もちろん、能力が評価されてプロデューサーに昇格するケースもありますが、あえて「サポートに徹したい」と考えて、「プロデューサー」への昇格に名乗りを上げず、アシスタントプロデューサーとしての“プロ”を目指す人もいます。フリーランスとして、いくつかの番組を掛け持ちして活躍するのはその典型と言えるでしょう。
加えて、女性が多い理由にもつながってきますが、アシスタントプロデューサーは比較的、自分で業務の調整が出来ます。これが女性として、仕事のキャリアが築きやすい側面につながっています。つまり仕事のポジションを変えないまま、スキルアップが可能で、自身の能力を安定的に磨けます。

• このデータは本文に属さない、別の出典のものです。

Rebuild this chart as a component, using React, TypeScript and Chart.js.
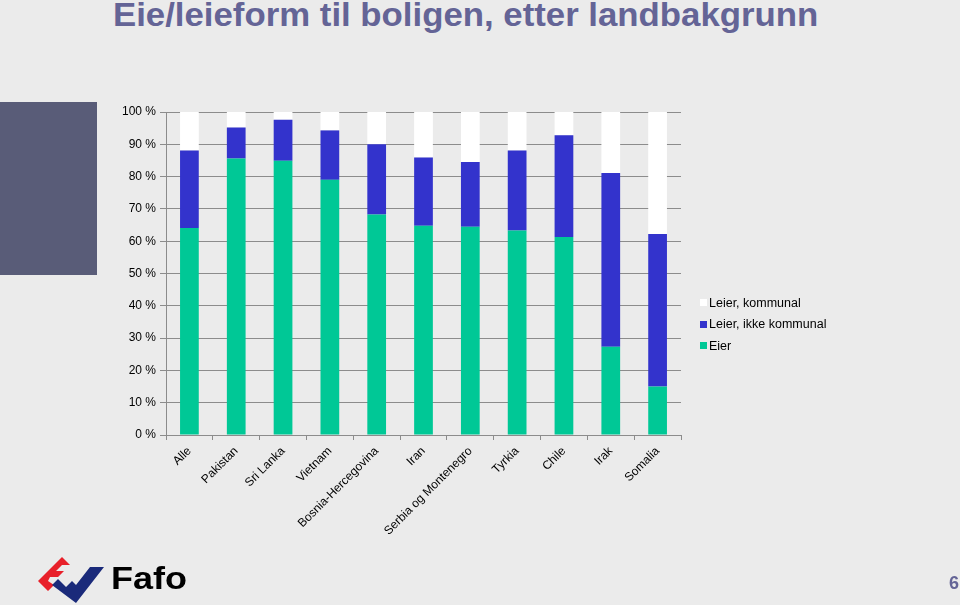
import React, { useEffect, useRef } from "react";
import { Chart, registerables } from "chart.js";

Chart.register(...registerables);

const categories = [
  "Alle",
  "Pakistan",
  "Sri Lanka",
  "Vietnam",
  "Bosnia-Hercegovina",
  "Iran",
  "Serbia og Montenegro",
  "Tyrkia",
  "Chile",
  "Irak",
  "Somalia",
];
const eier = [64.1, 85.6, 84.9, 79.0, 68.3, 64.8, 64.5, 63.3, 61.3, 27.3, 15.0];
const leierIkkeKommunal = [24.0, 9.6, 12.7, 15.3, 21.7, 21.1, 20.0, 24.8, 31.5, 53.8, 47.2];
const leierKommunal = [11.9, 4.8, 2.4, 5.7, 10.0, 14.1, 15.5, 11.9, 7.2, 18.9, 37.8];
const seriesNames = ["Eier", "Leier, ikke kommunal", "Leier, kommunal"];
const seriesColors = ["#00c896", "#3333cc", "#ffffff"];
const yTicks = [0, 10, 20, 30, 40, 50, 60, 70, 80, 90, 100];

const BG = "#ebebeb";
const FONT = "'Liberation Sans', Arial, sans-serif";

export default function App() {
  const ref = useRef<HTMLCanvasElement>(null);

  useEffect(() => {
    document.body.style.margin = "0";
    const ctx = ref.current!;
    const chart = new Chart(ctx, {
      type: "bar",
      data: {
        labels: categories,
        datasets: [
          { label: seriesNames[0], data: eier, backgroundColor: seriesColors[0] },
          { label: seriesNames[1], data: leierIkkeKommunal, backgroundColor: seriesColors[1] },
          { label: seriesNames[2], data: leierKommunal, backgroundColor: seriesColors[2] },
        ],
      },
      options: {
        animation: false,
        responsive: false,
        maintainAspectRatio: false,
        layout: { padding: { top: 112, right: 279, left: 0, bottom: 0 } },
        plugins: { legend: { display: false }, title: { display: false }, tooltip: { enabled: false } },
        datasets: { bar: { barPercentage: 0.4, categoryPercentage: 1 } },
        scales: {
          x: {
            stacked: true,
            offset: true,
            grid: {
              display: true,
              drawOnChartArea: false,
              drawTicks: true,
              tickLength: 5,
              color: "#8c8c8c",
              offset: true,
            },
            border: { display: true, color: "#8c8c8c" },
            ticks: {
              minRotation: 45,
              maxRotation: 45,
              autoSkip: false,
              color: "#000",
              font: { family: FONT, size: 12 },
              padding: 4,
            },
            afterFit: (s: any) => {
              s.height = 605 - 435;
            },
          },
          y: {
            stacked: true,
            min: 0,
            max: 100,
            afterBuildTicks: (s: any) => {
              s.ticks = yTicks.map((v) => ({ value: v }));
            },
            grid: { color: "#8c8c8c", tickLength: 6, drawTicks: true },
            border: { display: true, color: "#8c8c8c" },
            ticks: {
              color: "#000",
              font: { family: FONT, size: 12 },
              padding: 4,
              callback: (v: any) => `${v} %`,
            },
            afterFit: (s: any) => {
              s.width = 166;
            },
          },
        },
      },
    });
    return () => chart.destroy();
  }, []);

  const legendItems = [
    { name: seriesNames[2], color: seriesColors[2] },
    { name: seriesNames[1], color: seriesColors[1] },
    { name: seriesNames[0], color: seriesColors[0] },
  ];

  return (
    <div
      style={{
        position: "fixed",
        left: 0,
        top: 0,
        width: 960,
        height: 605,
        background: BG,
        overflow: "hidden",
        fontFamily: FONT,
      }}
    >
      <div
        style={{
          position: "absolute",
          left: 0,
          top: 102,
          width: 97,
          height: 173,
          background: "#595c78",
        }}
      />
      <div
        style={{
          position: "absolute",
          left: 113,
          top: -1.5,
          fontFamily: FONT,
          fontWeight: "bold",
          fontSize: 32.5,
          lineHeight: "32.5px",
          color: "#646496",
          whiteSpace: "nowrap",
          transform: "scaleX(1.07)",
          transformOrigin: "0 0",
        }}
      >
        Eie/leieform til boligen, etter landbakgrunn
      </div>
      <canvas ref={ref} width={960} height={605} style={{ position: "absolute", left: 0, top: 0 }} />
      <div style={{ position: "absolute", left: 700, top: 292 }}>
        {legendItems.map((it) => (
          <div
            key={it.name}
            style={{ display: "flex", alignItems: "center", height: 21.5, fontSize: 12.5, color: "#000" }}
          >
            <span
              style={{ display: "inline-block", width: 7, height: 7, background: it.color, marginRight: 2 }}
            />
            {it.name}
          </div>
        ))}
      </div>
      <svg
        style={{ position: "absolute", left: 36, top: 555 }}
        width={72}
        height={50}
        viewBox="0 0 72 50"
      >
        <polygon points="2,26 26,2 34,10 26,10 20,16 28,16 22,22 14,22 12,26 18,30 12,36" fill="#e8202a" />
        <polygon points="16,30 22,24 30,32 36,26 40,30 54,12 68,12 40,48" fill="#1a2a7a" />
      </svg>
      <div
        style={{
          position: "absolute",
          left: 111,
          top: 567,
          fontFamily: FONT,
          fontWeight: "bold",
          fontSize: 30.5,
          lineHeight: "30.5px",
          color: "#000",
          transform: "scaleX(1.18)",
          transformOrigin: "0 0",
          marginTop: -4,
        }}
      >
        Fafo
      </div>
      <div
        style={{
          position: "absolute",
          left: 949,
          top: 573,
          fontWeight: "bold",
          fontSize: 18,
          color: "#646496",
        }}
      >
        6
      </div>
    </div>
  );
}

このように、テレビ局や制作会社、番組による違いはあるものの、裏方として番組制作全体をフォローしていくのがアシスタントプロデューサーの仕事であり、最大の醍醐味といっていいでしょう。特に放送業界は、急なトラブルなど、予測不能な事態が起こることもありますが、その時にアシスタントディレクター時代の経験を糧に、臨機応変に対応できる力がモノを言います。
時にはアシスタントディレクターのように使い走りを買って出る反面、アシスタントディレクターよりも対外的な交渉場面に接することも多く、外見も内面もきちんとしていなければいけないアシスタントプロデューサー。究極の「何でも屋」は、きょうも制作現場の「肝っ玉母さん」として、辣腕を振るっています。